Chinese Premier Wen Jiabao yesterday firmly rejected calls for a stronger yuan, which is widely credited for boosting the country’s exports and maintaining its enormous trade surplus. “The Chinese currency is not undervalued,” he said on Sunday in Beijing. “We oppose all countries engaging in mutual finger-pointing or taking strong measures to force other nations to appreciate their currencies.”
The Chinese have been asserting for some time that revaluing the currency was a non-starter. Earlier this month, China’s central bank chief said as much, as we discussed here. Wen’s comments yesterday only strengthen his country’s resolve.
“I understand that some countries want to increase their exports,” Wen said, “but I don’t understand the practice of depreciating their currency and forcing others to appreciate theirs in order to accomplish this. I think this is a type of trade protectionism.”
Paul Krugman didn’t use the P word in his New York Times column today in “Taking On China” over its “policy of keeping its currency, the renminbi, undervalued.” He didn’t need to. It was hard to ignore the protectionist implications in Krugman’s recommendation of imposing a temporary surcharge of 25% on Chinese imports coming into the U.S. “I don’t propose this turn to policy hardball lightly. But Chinese currency policy is adding materially to the world’s economic problems at a time when those problems are already very severe. It’s time to take a stand.”
Perhaps, but protectionism, whether you call it that or not, comes with a fair amount of economic risk. Nonetheless, “Despite the economic arguments against it, protectionism has an undeniable political allure,” write William Baumol and Alan Blinder in their textbook Macroeconomics: Principles and Policy. “It seems, superficially, to ‘save American jobs,’ and it conveniently shifts the blame for our trade problems onto foreigners.”
For good or ill, noises from both Republicans and Democrats these days seem to favor some form of retaliation for China’s artificially weak currency. According to BusinessWeek:
U.S. lawmakers, including Senator Charles Schumer, are proposing that China be hit with stiffer tariffs to compensate for the unfair export advantage they say comes from an undervalued currency. Economist Paul Krugman estimates that global growth would be about 1.5 percentage points higher if China stopped restraining the value of the yuan, and after Wen’s comments said the U.S. should consider putting a 25 percent surcharge on Chinese goods.
“Chinese officials are alone in their refusal to acknowledge that the yuan is undervalued,” Senator Charles Grassley, an Iowa Republican, said in a statement responding to Wen’s remarks. “If they choose to stick their heads in the sand, we’ll have to find another way to address this problem because it’s been going on for far too long.”

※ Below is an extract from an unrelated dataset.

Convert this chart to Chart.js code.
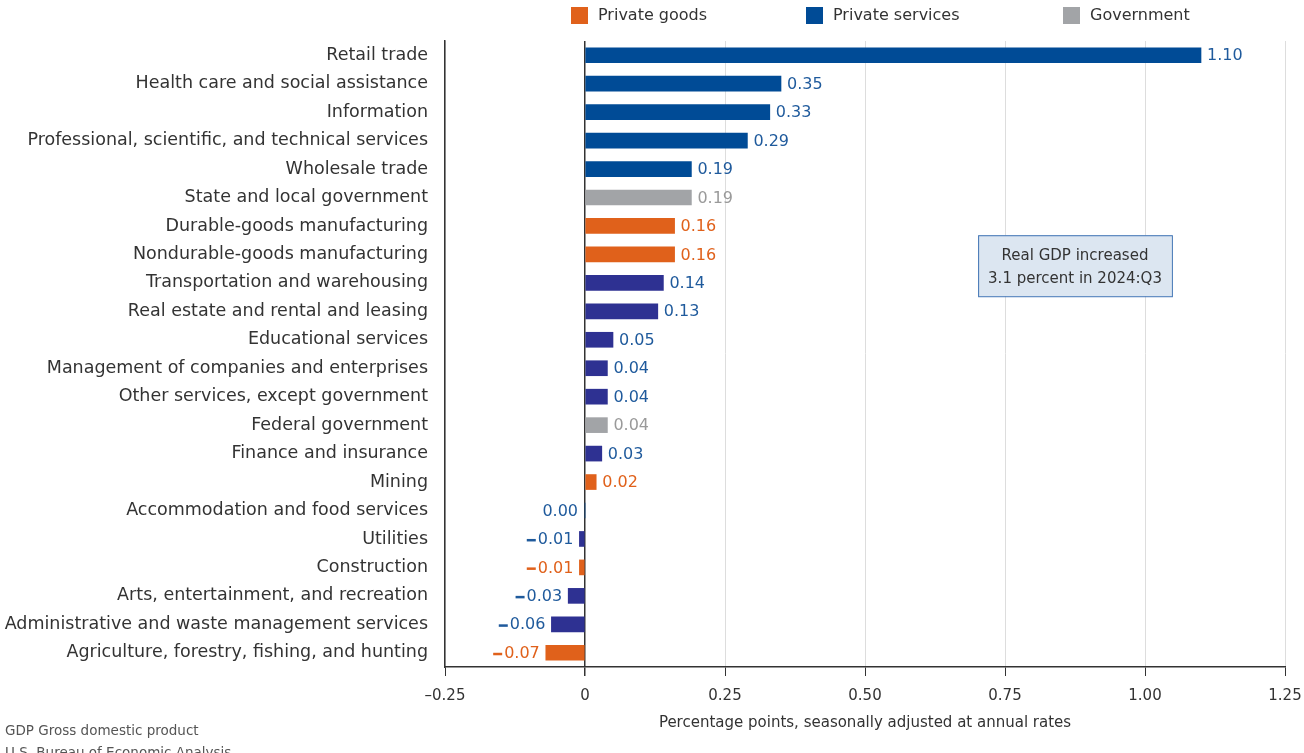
<!DOCTYPE html>
<html>
<head>
<meta charset="utf-8">
<script src="https://cdn.jsdelivr.net/npm/chart.js@4/dist/chart.umd.min.js"></script>
<style>
  html, body { margin: 0; padding: 0; background: #fff; }
  #wrap { width: 1304px; height: 753px; }
</style>
</head>
<body>
<div id="wrap"><canvas id="chart"></canvas></div>
<script>
// contributions to percent change in real GDP, by industry
const industries = [
  "Retail trade",
  "Health care and social assistance",
  "Information",
  "Professional, scientific, and technical services",
  "Wholesale trade",
  "State and local government",
  "Durable-goods manufacturing",
  "Nondurable-goods manufacturing",
  "Transportation and warehousing",
  "Real estate and rental and leasing",
  "Educational services",
  "Management of companies and enterprises",
  "Other services, except government",
  "Federal government",
  "Finance and insurance",
  "Mining",
  "Accommodation and food services",
  "Utilities",
  "Construction",
  "Arts, entertainment, and recreation",
  "Administrative and waste management services",
  "Agriculture, forestry, fishing, and hunting"
];
const contributions = [1.10, 0.35, 0.33, 0.29, 0.19, 0.19, 0.16, 0.16, 0.14, 0.13, 0.05,
  0.04, 0.04, 0.04, 0.03, 0.02, 0.00, -0.01, -0.01, -0.03, -0.06, -0.07];
const sectors = ["svc", "svc", "svc", "svc", "svc", "gov", "goods", "goods", "svc2", "svc2", "svc2",
  "svc2", "svc2", "gov", "svc2", "goods", "svc", "svc2", "goods", "svc2", "svc2", "goods"];
const xTicks = [-0.25, 0, 0.25, 0.5, 0.75, 1.0, 1.25];
const legendNames = ["Private goods", "Private services", "Government"];

const barColors = { goods: "#E0611B", svc: "#004B96", svc2: "#2E3192", gov: "#A2A4A7" };
const labelColors = { goods: "#E0611B", svc: "#1F5A9C", svc2: "#1F5A9C", gov: "#9A9A9A" };
const legendColors = [barColors.goods, barColors.svc, barColors.gov];

const FONT = "'DejaVu Sans', sans-serif";
const TEXT = "#333333";

function fmt(v) {
  if (v === 0) return "0";
  const s = Math.abs(v).toFixed(2);
  return v < 0 ? "\u2013" + s : s;
}

// value labels, legend, note box and footer
const extras = {
  id: "extras",
  afterDatasetsDraw(chart) {
    const { ctx, scales } = chart;
    const meta = chart.getDatasetMeta(0);
    ctx.save();
    ctx.font = "16px " + FONT;
    ctx.textBaseline = "middle";
    meta.data.forEach((bar, i) => {
      const v = contributions[i];
      ctx.fillStyle = labelColors[sectors[i]];
      const txt = Math.abs(v).toFixed(2);
      if (v > 0) {
        ctx.textAlign = "left";
        ctx.fillText(txt, bar.x + 6, bar.y + 1);
      } else if (v === 0) {
        ctx.textAlign = "right";
        ctx.fillText(txt, bar.x - 7, bar.y + 1);
      } else {
        // short bold dash in front of negatives
        ctx.textAlign = "right";
        const w = ctx.measureText(txt).width;
        const right = bar.x - 6;
        ctx.fillText(txt, right, bar.y + 1);
        ctx.fillRect(right - w - 11, bar.y, 9, 2.5);
      }
    });

    // legend
    ctx.textAlign = "left";
    const lx = [571, 806, 1063];
    legendNames.forEach((name, i) => {
      ctx.fillStyle = legendColors[i];
      ctx.fillRect(lx[i], 7, 17, 17);
      ctx.fillStyle = TEXT;
      ctx.fillText(name, lx[i] + 27, 16);
    });

    // note box
    const bx0 = scales.x.getPixelForValue(0.702);
    const bx1 = scales.x.getPixelForValue(1.048);
    const by = scales.y.getPixelForValue(7.38);
    ctx.fillStyle = "#DCE6F1";
    ctx.fillRect(bx0, by - 30, bx1 - bx0, 61);
    ctx.strokeStyle = "#3F73B4";
    ctx.lineWidth = 1;
    ctx.strokeRect(bx0 + 0.5, by - 30 + 0.5, bx1 - bx0, 61);
    ctx.fillStyle = TEXT;
    ctx.textAlign = "center";
    ctx.font = "15px " + FONT;
    ctx.fillText("Real GDP increased", (bx0 + bx1) / 2, by - 9);
    ctx.fillText("3.1 percent in 2024:Q3", (bx0 + bx1) / 2, by + 14);

    // footer
    ctx.textAlign = "left";
    ctx.textBaseline = "alphabetic";
    ctx.fillStyle = "#555555";
    ctx.font = "13.5px " + FONT;
    ctx.fillText("GDP Gross domestic product", 5, 735);
    ctx.fillText("U.S. Bureau of Economic Analysis", 5, 757);
    ctx.restore();
  }
};

new Chart(document.getElementById("chart"), {
  type: "bar",
  data: {
    labels: industries,
    datasets: [{
      data: contributions,
      backgroundColor: sectors.map(s => barColors[s]),
      barThickness: 15,
      borderWidth: 0
    }]
  },
  options: {
    indexAxis: "y",
    responsive: true,
    maintainAspectRatio: false,
    animation: false,
    layout: { padding: { top: 41, right: 19, bottom: 0, left: 0 } },
    plugins: { legend: { display: false }, tooltip: { enabled: false } },
    scales: {
      x: {
        type: "linear",
        min: -0.25,
        max: 1.25,
        afterBuildTicks: s => { s.ticks = xTicks.map(v => ({ value: v })); },
        afterFit: s => {
          s.height = 86;
          s.paddingLeft = 0;
          s.paddingRight = 0;
        },
        ticks: {
          callback: v => fmt(v),
          font: { family: FONT, size: 15 },
          color: TEXT,
          padding: 11,
          maxRotation: 0
        },
        grid: {
          color: c => (c.tick && c.tick.value === 0 ? "#333333" : "#DDDDDD"),
          lineWidth: c => (c.tick && c.tick.value === 0 ? 1.5 : 1),
          tickColor: "#333333",
          tickLength: 9
        },
        border: { color: "#333333", width: 1.5 },
        title: {
          display: true,
          text: "Percentage points, seasonally adjusted at annual rates",
          font: { family: FONT, size: 15 },
          color: TEXT,
          padding: { top: 0, bottom: 21 }
        }
      },
      y: {
        afterFit: s => { s.width = 445; },
        ticks: {
          font: { family: FONT, size: 17.5 },
          color: TEXT,
          padding: 17,
          autoSkip: false
        },
        grid: { display: false, drawTicks: false },
        border: { color: "#333333", width: 1.5 }
      }
    }
  },
  plugins: [extras]
});
</script>
</body>
</html>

Expect more of this tough talk on trade policy in the U.S. as mid-term elections in November draw near at a time when the U.S. continues to suffer from a weak labor market and a risk of sluggish economic growth. “There’s nothing off limits when election-time comes around, and China makes themselves an easy target,” Ralph Cossa, president of the Pacific Forum at the Center for Strategic and International Studies, told AP.
But launching a trade war runs the risk of a conflict spinning out of control. Nations can retaliate, which can spur more action on the other side. Given the high degree of political anxiety in the world these days over economic affairs, the hazards of protectionism seem higher than usual. History certainly offers little support for thinking that a nation can launch a trade war and contain the blowback while reaping the lion’s share of the game. It’s also a myth that trade wars can be fought on a limited scale, by targeting a particular ill or country. Surgical strikes simply don’t exist with protectionism, even on a small scale, in a globalized economy.
“Although a trade war may not be as destructive as a military warn,” writes Randy Epping in The 21st Century Economy, “in both cases many suffer–often the very people the war was meant to protect.”
In any case, it’s misleading to think that a stronger yuan is the cure-all for what ails the U.S. A tempting idea, but one with limited mileage. China’s export machine draws on more than a weak currency. Much more, as James Fallows explains in Postcards from Tomorrow Square: Reports from China.
Nonetheless, don’t underestimate the potential fallout from a trade war, or its apparent solutions. Yes, the Chinese currency is a problem for the global economy. Launching a new round of protectionism almost certainly isn’t the answer. The real challenge is coming up with policy responses that a) have a reasonable chance of success; and b) don’t end up causing more damage than the original problem. There are no easy answers, of course, which is what makes protectionism’s simplicity so appealing…and dangerous these days.